Aujourd'hui, le génial auteur des Confessionsredevient, dans les discours officiels, "l'Algérien" ou même "le grand marabout (un saint) d'Hippone". S'agit-il d'un geste destiné à la minuscule communauté chrétienne du pays, encore sous le choc de l'assassinat, entre 1994 et 1996, de vingt prêtres et religieux, dont les sept moines de Tibéhirine et Mgr Claverie, évêque d'Oran ? L'Eglise d'Algérie et l'université augustinienne de Rome ont été associées à ce colloque sans précédent dans le pays natal d'Augustin. Au risque d'exaspérer un peu plus les milieux islamistes, l'Algérie d'aujourd'hui veut se réapproprier son héritage. Après avoir fait table rase, dans son enseignement, de l'histoire préislamique du Maghreb, elle entend réhabiliter, un millénaire et demi après sa mort, le grand philosophe chrétien.
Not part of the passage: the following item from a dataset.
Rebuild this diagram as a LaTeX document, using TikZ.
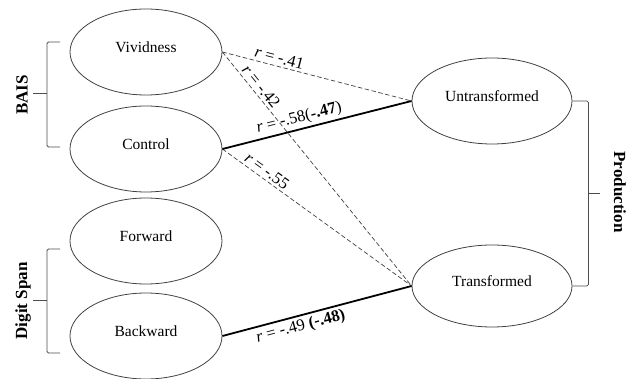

En août 1999, lors du meeting annuel à Rimini de l'association catholique italienne Communione e Liberazione, le président Bouteflika avait stupéfié la presse et les intellectuels algériens par un discours dithyrambique : "Augustin traitait une question de droit comme un avocat de Rome, une question d'exégèse comme un docteur d'Alexandrie. Il argumentait comme un philosophe d'Athènes. Il racontait une anecdote comme un bourgeois de Carthage..."

Africanité et universalité d'Augustin : tel est précisément le thème du colloque qu'ouvrira le chef de l'Etat à Alger et qui se poursuivra dans le village de naissance du philosophe, puis dans la basilique et les ruines d'Hippone, que plus personne n'allait visiter. Une exposition itinérante sera consacrée au philosophe chrétien dans la capitale et dans neuf villes du pays. Deux timbres vont être émis par la poste algérienne. Un lieu symbolique, qui reste à déterminer, portera son nom. Et le Père Lucien Borg, recteur du sanctuaire d'Hippone, de rêver à une traduction en arabe de l'œuvre complète de saint Augustin et d'en faire "un pont entre les Algériens et les Arabes chrétiens du Proche-Orient". Un pont "entre nous, chrétiens, et ce grand peuple qui n'a plus peur de l'enfant de Tagaste".